The Northland can expect to see thunderstorms, hail and strong winds from an overnight system that may bring the most severe summer weather the region has seen in several years.
The National Weather Service in Duluth urged anyone planning to camp in a tent or RV to consider changing plans or having a stable structure available for shelter.
The strongest part of the system is expected to move west from the area of Bemidji and Brainerd through the Twin Ports and Hinckley, extending into Northwestern Wisconsin. It should arrive in the Twin Ports area between 11 p.m. and 2 a.m.
The storms will likely bring wind gusts upward of 75 mph, with hail up to 1.5 inches in diameter. Downed trees are expected, along with widespread power outages, and a few weak tornadoes are possible, said Joe Moore, warning coordination meteorologist at the NWS in Duluth.

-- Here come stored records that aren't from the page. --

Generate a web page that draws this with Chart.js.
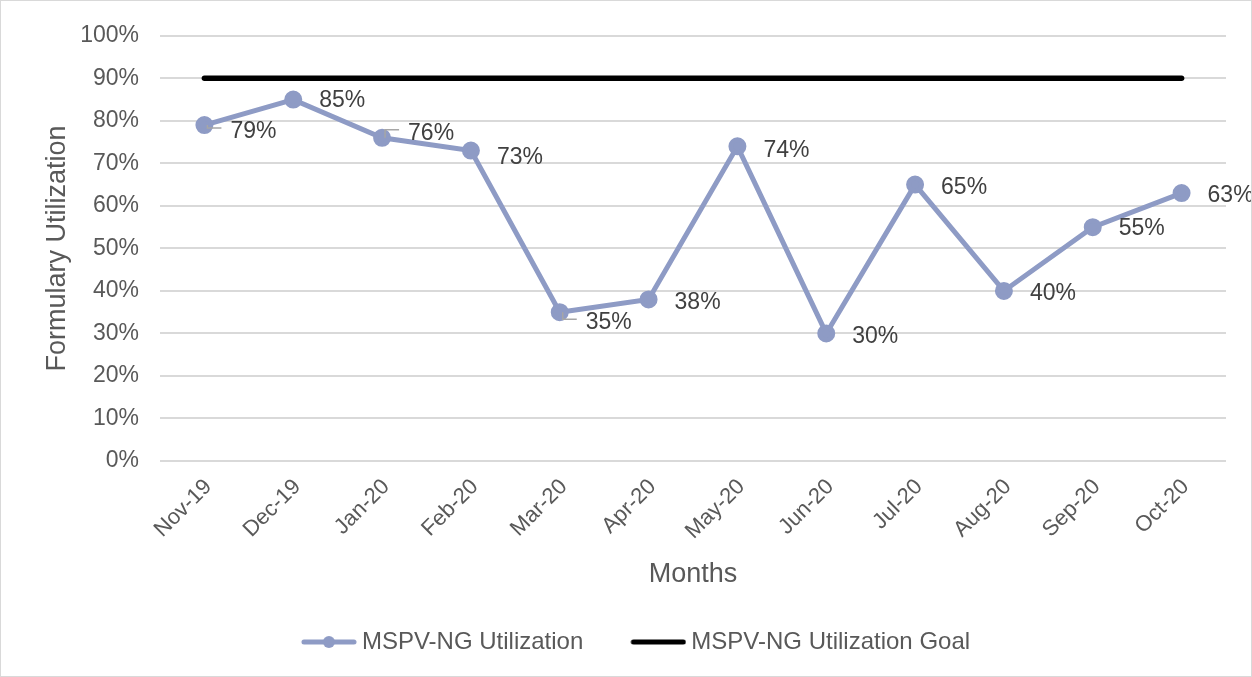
<!DOCTYPE html>
<html>
<head>
<meta charset="utf-8">
<script src="https://cdn.jsdelivr.net/npm/chart.js@4/dist/chart.umd.min.js"></script>
<style>
  html, body { margin: 0; padding: 0; background: #fff; }
  #wrap { width: 1250px; height: 675px; border: 1px solid #d9d9d9; }
</style>
</head>
<body>
<div id="wrap"><canvas id="chart" width="1250" height="675"></canvas></div>
<script>
// chart data
const months = ['Nov-19', 'Dec-19', 'Jan-20', 'Feb-20', 'Mar-20', 'Apr-20',
  'May-20', 'Jun-20', 'Jul-20', 'Aug-20', 'Sep-20', 'Oct-20'];
const utilization = [79, 85, 76, 73, 35, 38, 74, 30, 65, 40, 55, 63];
const goal = [90, 90, 90, 90, 90, 90, 90, 90, 90, 90, 90, 90];
const yTicks = [0, 10, 20, 30, 40, 50, 60, 70, 80, 90, 100];

const FONT = "'Liberation Sans', Arial, sans-serif";
const TEXT = '#595959';
const BLUE = '#8e9bc5';

// label nudges (px) so labels sit like the original
const labelDy = [7, 1, -4, 7, 10, 3, 4, 3, 3, 3, 2, 3];
const leaderDy = { 0: 3, 2: -8, 4: 7 };

// legend symbols: line (+ marker) drawn on a small canvas
function legendSymbol(color, marker) {
  const c = document.createElement('canvas');
  c.width = 100; c.height = 16;
  const g = c.getContext('2d');
  g.strokeStyle = color; g.lineWidth = 5; g.lineCap = 'round';
  g.beginPath(); g.moveTo(47, 8); g.lineTo(97, 8); g.stroke();
  if (marker) {
    g.fillStyle = color;
    g.beginPath(); g.arc(72, 8, 6, 0, Math.PI * 2); g.fill();
  }
  return c;
}
const legendIcons = [legendSymbol(BLUE, true), legendSymbol('#000', false)];

const pointLabels = {
  id: 'pointLabels',
  afterDatasetsDraw(chart) {
    const ctx = chart.ctx;
    const meta = chart.getDatasetMeta(0);
    ctx.save();
    ctx.font = '23px ' + FONT;
    ctx.fillStyle = '#404040';
    ctx.textBaseline = 'middle';
    ctx.textAlign = 'left';
    meta.data.forEach((pt, i) => {
      const x = pt.x + 26, y = pt.y + labelDy[i];
      if (leaderDy[i] !== undefined) {
        const ly = pt.y + leaderDy[i];
        ctx.strokeStyle = '#a6a6a6';
        ctx.lineWidth = 1.5;
        ctx.beginPath();
        ctx.moveTo(pt.x + 3, pt.y);
        ctx.lineTo(pt.x + 3, ly);
        ctx.lineTo(pt.x + 17, ly);
        ctx.stroke();
      }
      ctx.fillText(utilization[i] + '%', x, y);
    });
    ctx.restore();
  }
};

new Chart(document.getElementById('chart'), {
  type: 'line',
  data: {
    labels: months,
    datasets: [
      {
        label: 'MSPV-NG Utilization',
        data: utilization,
        borderColor: BLUE,
        backgroundColor: BLUE,
        borderWidth: 5,
        pointRadius: 6.5,
        pointHoverRadius: 6.5,
        tension: 0,
        order: 1
      },
      {
        label: 'MSPV-NG Utilization Goal',
        data: goal,
        borderColor: '#000000',
        backgroundColor: '#000000',
        borderWidth: 5.5,
        borderCapStyle: 'round',
        pointRadius: 0,
        tension: 0,
        order: 2
      }
    ]
  },
  options: {
    responsive: false,
    animation: false,
    layout: { padding: { left: 7, right: 25, top: 33, bottom: 12 } },
    scales: {
      x: {
        offset: true,
        afterFit: axis => { axis.height = 159; },
        grid: { display: false, drawTicks: false },
        border: { display: false },
        ticks: {
          color: TEXT, font: { family: FONT, size: 22 },
          maxRotation: 45, minRotation: 45, padding: 13, labelOffset: 4
        },
        title: {
          display: true, text: 'Months', color: TEXT,
          font: { family: FONT, size: 27 }, padding: { top: 0, bottom: 29 }
        }
      },
      y: {
        min: 0, max: 100,
        afterFit: axis => { axis.width = 152; },
        afterBuildTicks: axis => { axis.ticks = yTicks.map(v => ({ value: v })); },
        grid: { color: '#d9d9d9', lineWidth: 2, drawTicks: false },
        border: { display: false },
        ticks: {
          color: TEXT, font: { family: FONT, size: 23 }, padding: 21,
          callback: v => v + '%'
        },
        title: {
          display: true, text: 'Formulary Utilization', color: TEXT,
          font: { family: FONT, size: 27 }, padding: { top: 33, bottom: 0 }
        }
      }
    },
    plugins: {
      legend: {
        position: 'bottom',
        labels: {
          color: TEXT, font: { family: FONT, size: 24 },
          usePointStyle: true, pointStyleWidth: 86,
          padding: 10,
          generateLabels: chart => {
            const items = Chart.defaults.plugins.legend.labels.generateLabels(chart);
            items.forEach((it, i) => { it.pointStyle = legendIcons[i]; });
            return items;
          }
        }
      },
      tooltip: { enabled: false }
    }
  },
  plugins: [pointLabels]
});
</script>
</body>
</html>
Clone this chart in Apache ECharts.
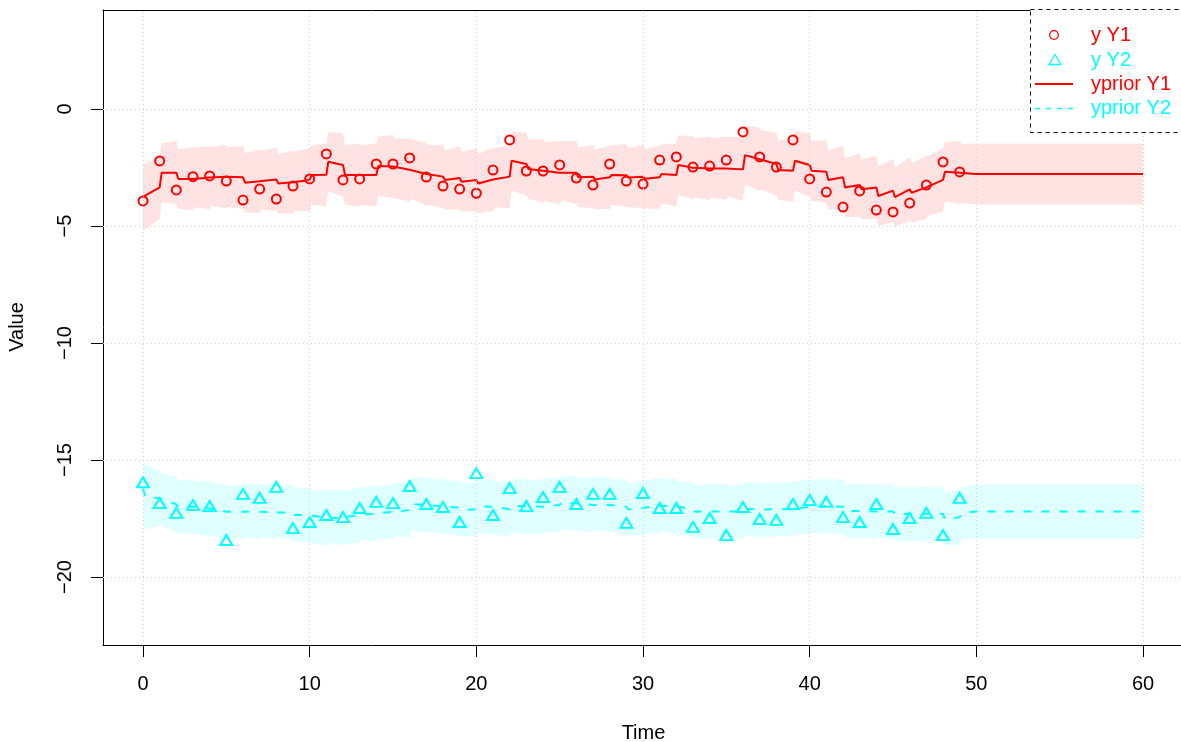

"This is probably going to be the worst storms the Northland sees this summer," Moore said Friday afternoon.
Duluth was placed in a "moderate" risk category by the National Weather Service's Storm Prediction Center — the agency's second-highest threat level, which has not been seen in the city since July 2014.
Moore said mid-July is typically when the Northland can expect its most severe summer weather, noting the system has the possibility to bring similar conditions to that of the July 2016 blowdown that knocked out power for several days in parts of Duluth and the surrounding region.
The storm's path is expected to hit several state parks and campgrounds, including Itasca, Jay Cooke and Itasca.
"There are lots of possible campers, lots of possible vulnerable people out there," Moore said. "This is not your run-of-the-mill thunderstorm."
The storms will taper off Saturday morning, but more is on the way.
A second round of more scattered thunderstorms are expected to enter the region Saturday afternoon and evening. Moore said wind gusts in that system may reach 65 mph, with the possibility of 2-inch hail and an isolated tornado.
Some areas that are repeatedly hit with heavy rain may see some localized flash flooding, Moore said.